## Supplied records
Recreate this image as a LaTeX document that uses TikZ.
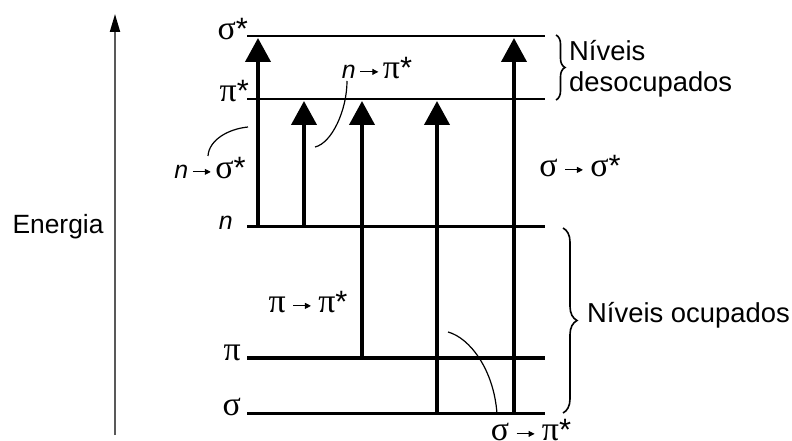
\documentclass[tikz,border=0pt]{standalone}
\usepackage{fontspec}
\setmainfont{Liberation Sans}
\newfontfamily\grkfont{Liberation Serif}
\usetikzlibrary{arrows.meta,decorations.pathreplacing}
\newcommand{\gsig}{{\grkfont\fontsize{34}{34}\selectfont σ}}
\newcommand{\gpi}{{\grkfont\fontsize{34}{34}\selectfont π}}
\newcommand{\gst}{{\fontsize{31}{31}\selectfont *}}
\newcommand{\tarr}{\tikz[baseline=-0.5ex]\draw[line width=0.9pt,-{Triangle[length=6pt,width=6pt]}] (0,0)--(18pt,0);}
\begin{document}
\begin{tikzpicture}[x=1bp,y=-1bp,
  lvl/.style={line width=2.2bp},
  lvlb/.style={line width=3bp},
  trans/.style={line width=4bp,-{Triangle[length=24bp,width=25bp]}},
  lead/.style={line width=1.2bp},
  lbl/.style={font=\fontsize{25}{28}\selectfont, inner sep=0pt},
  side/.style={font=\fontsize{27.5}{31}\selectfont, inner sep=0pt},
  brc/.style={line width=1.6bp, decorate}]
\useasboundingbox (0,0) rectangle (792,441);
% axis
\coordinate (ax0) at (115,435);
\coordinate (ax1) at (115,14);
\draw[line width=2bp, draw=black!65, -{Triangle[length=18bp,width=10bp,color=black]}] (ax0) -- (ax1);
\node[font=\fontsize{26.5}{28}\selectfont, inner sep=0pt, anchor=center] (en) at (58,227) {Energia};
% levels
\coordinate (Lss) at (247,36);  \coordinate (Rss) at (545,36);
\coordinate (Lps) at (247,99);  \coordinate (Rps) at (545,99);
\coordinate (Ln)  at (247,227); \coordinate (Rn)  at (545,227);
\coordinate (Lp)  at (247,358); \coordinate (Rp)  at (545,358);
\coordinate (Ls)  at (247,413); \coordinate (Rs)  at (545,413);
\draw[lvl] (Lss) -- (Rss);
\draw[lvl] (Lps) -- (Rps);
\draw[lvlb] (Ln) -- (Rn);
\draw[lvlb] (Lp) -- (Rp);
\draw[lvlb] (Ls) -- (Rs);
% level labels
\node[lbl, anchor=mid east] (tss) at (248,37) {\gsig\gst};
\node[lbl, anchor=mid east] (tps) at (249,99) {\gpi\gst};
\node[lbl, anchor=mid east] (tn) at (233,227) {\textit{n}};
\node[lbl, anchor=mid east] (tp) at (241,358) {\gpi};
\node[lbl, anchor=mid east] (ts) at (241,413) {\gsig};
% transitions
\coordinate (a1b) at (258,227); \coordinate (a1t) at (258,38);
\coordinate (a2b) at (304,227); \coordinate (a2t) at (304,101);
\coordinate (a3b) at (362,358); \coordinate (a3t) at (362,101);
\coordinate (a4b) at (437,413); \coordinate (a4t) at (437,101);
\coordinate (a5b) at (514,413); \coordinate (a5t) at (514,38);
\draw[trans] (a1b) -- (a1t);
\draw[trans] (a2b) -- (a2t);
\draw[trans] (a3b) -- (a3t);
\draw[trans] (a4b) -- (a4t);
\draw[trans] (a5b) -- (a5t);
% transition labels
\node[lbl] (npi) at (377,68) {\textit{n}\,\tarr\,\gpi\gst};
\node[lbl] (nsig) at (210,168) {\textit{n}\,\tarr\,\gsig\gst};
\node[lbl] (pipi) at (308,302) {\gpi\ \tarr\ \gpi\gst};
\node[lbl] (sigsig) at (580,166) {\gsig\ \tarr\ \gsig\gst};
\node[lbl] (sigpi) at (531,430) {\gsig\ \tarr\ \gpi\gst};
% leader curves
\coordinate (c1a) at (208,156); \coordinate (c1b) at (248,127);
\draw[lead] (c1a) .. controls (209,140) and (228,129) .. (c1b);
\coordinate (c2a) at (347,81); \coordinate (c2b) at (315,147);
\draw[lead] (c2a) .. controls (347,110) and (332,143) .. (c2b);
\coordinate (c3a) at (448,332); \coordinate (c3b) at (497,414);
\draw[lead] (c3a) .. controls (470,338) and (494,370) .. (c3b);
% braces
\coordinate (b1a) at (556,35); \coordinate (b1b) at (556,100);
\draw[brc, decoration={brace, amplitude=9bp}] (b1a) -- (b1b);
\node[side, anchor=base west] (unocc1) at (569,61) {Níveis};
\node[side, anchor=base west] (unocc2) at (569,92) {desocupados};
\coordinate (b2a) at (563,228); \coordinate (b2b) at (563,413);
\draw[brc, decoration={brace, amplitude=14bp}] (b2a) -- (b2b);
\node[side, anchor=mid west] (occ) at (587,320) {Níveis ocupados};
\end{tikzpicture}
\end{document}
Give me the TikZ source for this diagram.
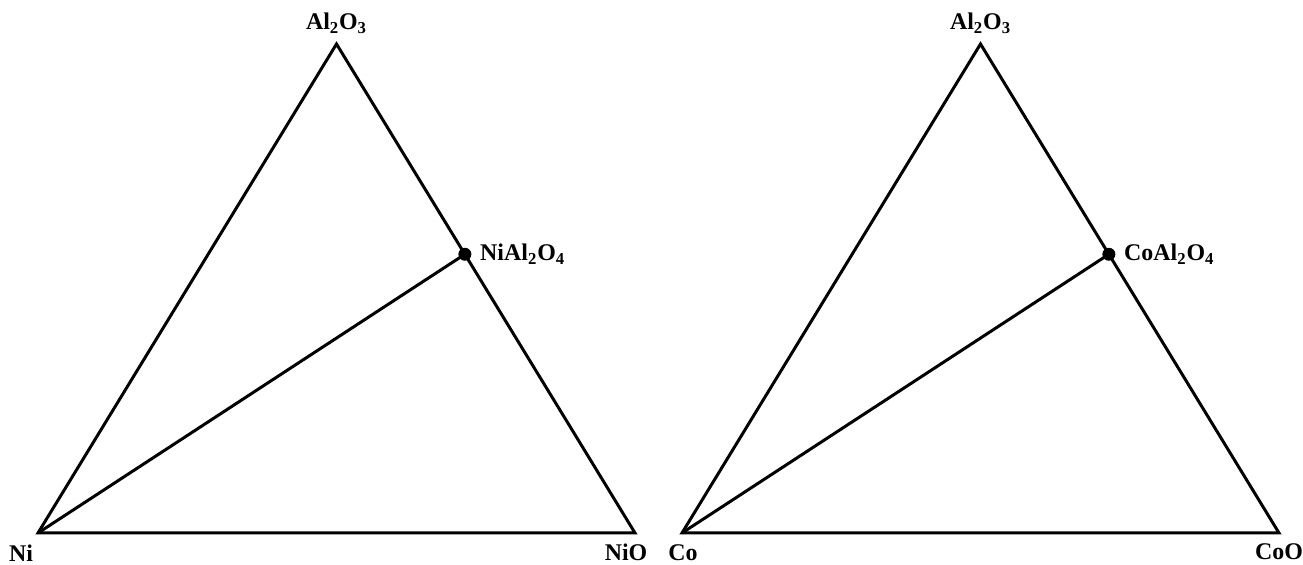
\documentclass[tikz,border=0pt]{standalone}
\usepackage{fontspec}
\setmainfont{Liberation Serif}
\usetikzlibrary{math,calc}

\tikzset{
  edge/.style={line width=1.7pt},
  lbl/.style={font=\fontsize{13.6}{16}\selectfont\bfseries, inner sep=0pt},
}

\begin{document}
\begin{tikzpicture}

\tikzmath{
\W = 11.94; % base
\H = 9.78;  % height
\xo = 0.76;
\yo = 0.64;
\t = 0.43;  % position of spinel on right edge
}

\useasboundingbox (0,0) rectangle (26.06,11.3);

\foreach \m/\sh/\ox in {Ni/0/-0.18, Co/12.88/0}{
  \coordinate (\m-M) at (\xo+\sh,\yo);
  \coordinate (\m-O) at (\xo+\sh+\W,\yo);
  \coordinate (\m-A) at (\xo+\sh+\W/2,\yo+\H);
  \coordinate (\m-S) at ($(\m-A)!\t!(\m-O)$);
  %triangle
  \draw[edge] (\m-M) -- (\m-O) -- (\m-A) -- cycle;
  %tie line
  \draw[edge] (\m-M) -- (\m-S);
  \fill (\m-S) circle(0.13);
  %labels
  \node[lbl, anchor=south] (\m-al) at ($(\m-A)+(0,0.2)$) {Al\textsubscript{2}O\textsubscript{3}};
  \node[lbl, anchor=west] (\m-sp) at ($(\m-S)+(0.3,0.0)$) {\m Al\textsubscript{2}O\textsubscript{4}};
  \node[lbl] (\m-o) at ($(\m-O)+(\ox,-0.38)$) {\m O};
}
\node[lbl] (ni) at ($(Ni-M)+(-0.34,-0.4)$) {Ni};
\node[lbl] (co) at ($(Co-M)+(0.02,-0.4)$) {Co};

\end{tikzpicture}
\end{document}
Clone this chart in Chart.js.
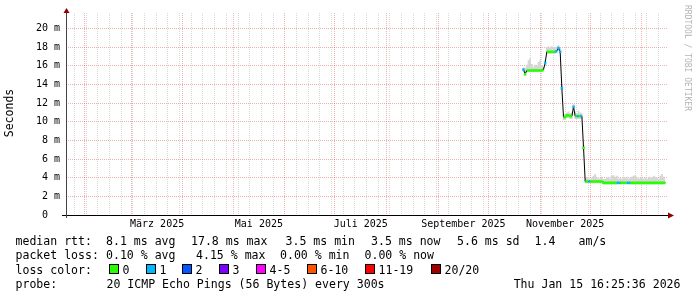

## Set task
Look through the entries above; copy each line where the string "this" appears.

## Exercise output
Recreate this image as a LaTeX document that uses TikZ.
Give me the TikZ source for this diagram.
Clone this chart in Chart.js.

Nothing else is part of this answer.